We are of opinion that defendant, having applied for a renewal of the license for the latter half of the year 1903, and plaintiff having formally declined to advanced the amount necessary to secure the issuance of such renewal, defendant’s failure to secure the renewal of the license was due to plaintiff’s fault, and plaintiff, therefore, is not entitled to damages because of the failure to procure the renewal of the licenses. We think, however, that defendant was clearly at fault in having the unexpired portion of the license for the first half of the year 1903 canceled at the same time that she withdrew her application for a renewal of the old license. The evidence of record discloses that the plaintiff had reimbursed her for the full amount expended therefor, and she herself, while denying that she was reimbursed for the amount paid for the license, stated that when the contract was executed, she made a gift to her tenant of the license down to the 1st of July. The failure of the plaintiff to advance the amount necessary to secure a renewal of the license in nowise justified her in having the license for the first half of the year, which she had sold or ceded to the plaintiff, canceled, and under the terms of her contract, it war clearly her duty, the tenant having paid for the license, to secure to him, as far as in her power lay, the benefits to be derived therefrom.

We think there can be no doubt that the plaintiff, as a result of her breach of contract in this regard, was entitled to damages for any losses which he may have sustained as a result of the closing of the bar by the municipal authorities, from the time when it was closed until the 30th of June, when the license expired; but, while it is clear from the record that the municipal authorities closed the bar sometime between the 23d day of June, when defendant asked to have the license canceled, and the last day of that month, there is no evidence as to the precise day or hour when such action was taken, nor is there any satisfactory evidence as to the amount per diem of the losses suffered by the plaintiff while the bar and restaurant were closed in the month of June. The only testimony as to the date when the municipal authorities closed the bar was the statement of the plaintiff himself, who said that about the middle of June the police came and ordered him to close up the business on account of there being no license. The other evidence of record, however, leaves no room for doubt that defendant did not apply for the cancellation of the license until the 23d of June, and it nowhere appears how long after that date or before the end of the month the bar and restaurant were actually closed. Plaintiff claimed that the monthly profits from the hotel, bar, and restaurant conducted in the rented building amounted to some seven or eight hundred pesos during the period it was under his control, but it nowhere appears how much these profits were affected by the canceling of the license for the restaurant and bar.

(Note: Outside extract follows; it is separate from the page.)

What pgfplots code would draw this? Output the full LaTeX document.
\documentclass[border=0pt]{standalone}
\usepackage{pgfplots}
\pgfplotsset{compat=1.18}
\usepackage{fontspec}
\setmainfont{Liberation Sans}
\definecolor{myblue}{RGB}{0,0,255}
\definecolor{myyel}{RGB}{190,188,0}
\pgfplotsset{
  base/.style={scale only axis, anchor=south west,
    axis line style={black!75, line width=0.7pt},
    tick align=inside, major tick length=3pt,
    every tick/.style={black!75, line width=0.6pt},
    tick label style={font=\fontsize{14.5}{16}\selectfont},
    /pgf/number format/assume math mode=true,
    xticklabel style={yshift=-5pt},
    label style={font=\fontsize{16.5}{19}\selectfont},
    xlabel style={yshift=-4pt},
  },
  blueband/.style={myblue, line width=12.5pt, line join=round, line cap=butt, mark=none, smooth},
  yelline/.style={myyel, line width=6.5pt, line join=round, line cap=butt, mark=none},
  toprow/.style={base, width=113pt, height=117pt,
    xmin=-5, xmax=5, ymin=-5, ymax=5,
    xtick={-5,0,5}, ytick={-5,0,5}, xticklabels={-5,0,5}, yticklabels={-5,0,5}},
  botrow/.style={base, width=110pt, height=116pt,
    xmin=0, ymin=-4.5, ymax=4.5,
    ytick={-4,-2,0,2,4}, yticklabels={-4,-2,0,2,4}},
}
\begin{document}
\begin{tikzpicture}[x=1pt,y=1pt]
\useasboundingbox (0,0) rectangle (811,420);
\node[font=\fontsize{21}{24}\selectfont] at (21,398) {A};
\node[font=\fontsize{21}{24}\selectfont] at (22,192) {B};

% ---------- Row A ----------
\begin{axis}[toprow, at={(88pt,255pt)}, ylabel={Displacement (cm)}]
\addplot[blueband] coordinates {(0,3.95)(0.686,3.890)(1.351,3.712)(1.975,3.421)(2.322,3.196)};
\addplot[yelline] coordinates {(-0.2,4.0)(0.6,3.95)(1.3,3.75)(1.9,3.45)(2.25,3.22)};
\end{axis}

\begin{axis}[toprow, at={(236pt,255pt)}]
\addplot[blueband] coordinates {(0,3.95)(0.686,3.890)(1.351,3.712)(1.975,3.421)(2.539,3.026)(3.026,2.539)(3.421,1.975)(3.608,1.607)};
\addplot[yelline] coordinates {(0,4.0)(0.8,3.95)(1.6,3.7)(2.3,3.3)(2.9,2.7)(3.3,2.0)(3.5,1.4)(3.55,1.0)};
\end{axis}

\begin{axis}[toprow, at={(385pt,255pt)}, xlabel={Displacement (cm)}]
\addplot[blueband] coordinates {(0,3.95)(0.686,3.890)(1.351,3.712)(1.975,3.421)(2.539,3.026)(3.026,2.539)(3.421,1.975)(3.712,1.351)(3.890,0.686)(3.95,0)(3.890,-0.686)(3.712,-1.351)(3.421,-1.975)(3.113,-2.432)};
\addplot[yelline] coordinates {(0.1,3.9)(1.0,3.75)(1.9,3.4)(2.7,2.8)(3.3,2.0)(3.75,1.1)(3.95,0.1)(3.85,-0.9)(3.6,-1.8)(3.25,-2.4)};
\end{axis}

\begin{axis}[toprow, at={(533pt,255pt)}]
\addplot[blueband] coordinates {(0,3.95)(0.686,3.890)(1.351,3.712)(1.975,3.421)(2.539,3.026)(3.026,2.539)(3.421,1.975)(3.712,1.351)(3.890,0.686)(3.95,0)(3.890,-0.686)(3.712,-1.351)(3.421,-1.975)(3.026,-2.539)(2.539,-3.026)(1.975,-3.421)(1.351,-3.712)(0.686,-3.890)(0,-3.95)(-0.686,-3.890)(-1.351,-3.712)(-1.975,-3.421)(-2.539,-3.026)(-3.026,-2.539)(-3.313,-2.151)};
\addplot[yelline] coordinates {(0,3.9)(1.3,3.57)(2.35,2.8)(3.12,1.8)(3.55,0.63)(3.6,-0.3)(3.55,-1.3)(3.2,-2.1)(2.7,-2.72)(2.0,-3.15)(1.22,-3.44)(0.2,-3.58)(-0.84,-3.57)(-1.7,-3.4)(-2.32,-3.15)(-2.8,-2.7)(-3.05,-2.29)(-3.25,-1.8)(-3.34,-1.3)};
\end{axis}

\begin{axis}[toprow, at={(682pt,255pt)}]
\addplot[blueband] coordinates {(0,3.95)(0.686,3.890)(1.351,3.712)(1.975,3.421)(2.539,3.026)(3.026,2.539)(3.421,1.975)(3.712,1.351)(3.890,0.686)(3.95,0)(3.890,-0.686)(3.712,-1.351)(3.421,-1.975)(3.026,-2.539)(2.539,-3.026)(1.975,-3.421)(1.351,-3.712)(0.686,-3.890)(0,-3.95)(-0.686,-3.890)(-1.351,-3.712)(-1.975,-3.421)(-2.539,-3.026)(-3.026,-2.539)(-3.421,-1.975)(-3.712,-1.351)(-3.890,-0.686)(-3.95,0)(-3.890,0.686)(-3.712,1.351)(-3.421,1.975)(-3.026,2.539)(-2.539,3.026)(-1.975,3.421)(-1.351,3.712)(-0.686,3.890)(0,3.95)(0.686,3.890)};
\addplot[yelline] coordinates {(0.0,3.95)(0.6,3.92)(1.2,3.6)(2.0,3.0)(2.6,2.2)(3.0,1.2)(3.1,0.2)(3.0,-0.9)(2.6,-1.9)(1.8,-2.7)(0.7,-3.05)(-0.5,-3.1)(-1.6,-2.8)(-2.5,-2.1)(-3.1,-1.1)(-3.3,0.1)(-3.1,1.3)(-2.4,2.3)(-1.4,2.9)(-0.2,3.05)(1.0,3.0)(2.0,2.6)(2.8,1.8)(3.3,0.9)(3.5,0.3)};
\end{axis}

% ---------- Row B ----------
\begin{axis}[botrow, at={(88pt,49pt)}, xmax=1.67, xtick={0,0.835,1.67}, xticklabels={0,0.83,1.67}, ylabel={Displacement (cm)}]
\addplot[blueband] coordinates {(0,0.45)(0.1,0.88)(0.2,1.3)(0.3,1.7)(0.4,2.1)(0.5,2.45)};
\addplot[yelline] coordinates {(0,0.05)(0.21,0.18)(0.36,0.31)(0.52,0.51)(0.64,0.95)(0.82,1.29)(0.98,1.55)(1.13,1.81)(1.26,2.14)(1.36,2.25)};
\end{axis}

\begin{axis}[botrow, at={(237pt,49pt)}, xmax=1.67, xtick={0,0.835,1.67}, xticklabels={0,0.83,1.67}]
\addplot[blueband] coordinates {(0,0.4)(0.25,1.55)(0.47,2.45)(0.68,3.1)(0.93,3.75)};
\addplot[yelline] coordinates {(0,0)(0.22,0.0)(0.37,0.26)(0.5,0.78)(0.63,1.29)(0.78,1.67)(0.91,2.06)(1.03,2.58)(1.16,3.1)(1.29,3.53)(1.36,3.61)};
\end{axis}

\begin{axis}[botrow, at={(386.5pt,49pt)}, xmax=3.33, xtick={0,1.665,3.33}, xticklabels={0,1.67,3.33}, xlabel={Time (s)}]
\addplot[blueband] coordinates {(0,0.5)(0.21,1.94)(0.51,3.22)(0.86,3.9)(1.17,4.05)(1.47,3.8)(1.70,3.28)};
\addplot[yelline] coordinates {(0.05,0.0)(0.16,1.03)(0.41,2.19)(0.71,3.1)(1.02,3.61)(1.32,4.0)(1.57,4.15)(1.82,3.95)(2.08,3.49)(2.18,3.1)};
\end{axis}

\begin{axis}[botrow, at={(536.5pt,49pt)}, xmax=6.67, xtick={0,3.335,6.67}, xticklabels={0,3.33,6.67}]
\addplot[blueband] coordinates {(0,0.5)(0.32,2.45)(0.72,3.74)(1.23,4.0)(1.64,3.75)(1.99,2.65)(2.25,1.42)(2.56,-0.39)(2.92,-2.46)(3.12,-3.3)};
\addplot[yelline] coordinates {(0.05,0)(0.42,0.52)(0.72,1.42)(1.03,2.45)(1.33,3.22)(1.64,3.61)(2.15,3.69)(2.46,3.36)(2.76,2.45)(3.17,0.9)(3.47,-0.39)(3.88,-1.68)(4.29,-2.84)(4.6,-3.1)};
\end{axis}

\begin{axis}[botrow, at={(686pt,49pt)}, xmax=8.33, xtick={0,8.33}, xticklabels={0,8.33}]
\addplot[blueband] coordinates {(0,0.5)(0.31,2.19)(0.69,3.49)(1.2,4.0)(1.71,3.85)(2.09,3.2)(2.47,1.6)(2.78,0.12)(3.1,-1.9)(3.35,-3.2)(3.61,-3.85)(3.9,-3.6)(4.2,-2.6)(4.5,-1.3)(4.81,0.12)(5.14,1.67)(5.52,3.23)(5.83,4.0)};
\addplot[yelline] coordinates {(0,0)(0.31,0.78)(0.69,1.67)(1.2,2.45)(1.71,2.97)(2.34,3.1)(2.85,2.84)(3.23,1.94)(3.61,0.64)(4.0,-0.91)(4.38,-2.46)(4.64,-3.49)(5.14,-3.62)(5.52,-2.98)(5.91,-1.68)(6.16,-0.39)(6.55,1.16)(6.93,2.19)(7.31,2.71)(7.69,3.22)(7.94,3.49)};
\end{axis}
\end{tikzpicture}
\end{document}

Plaintiff having failed to establish definitely the amount of his damages, which at most would amount to no more than the probable profits of the bar for the few days in June, 1903, during which it was closed by order of the municipal authorities, no judgment can be rendered therefor in his favor.

For the reasons assigned in this opinion, the judgment of the trial court should be and is hereby affirmed, but without costs to either party in this instance or in the court below.

Arellano, C.J., Torres, Mapa, Johnson and Willard, JJ., concur.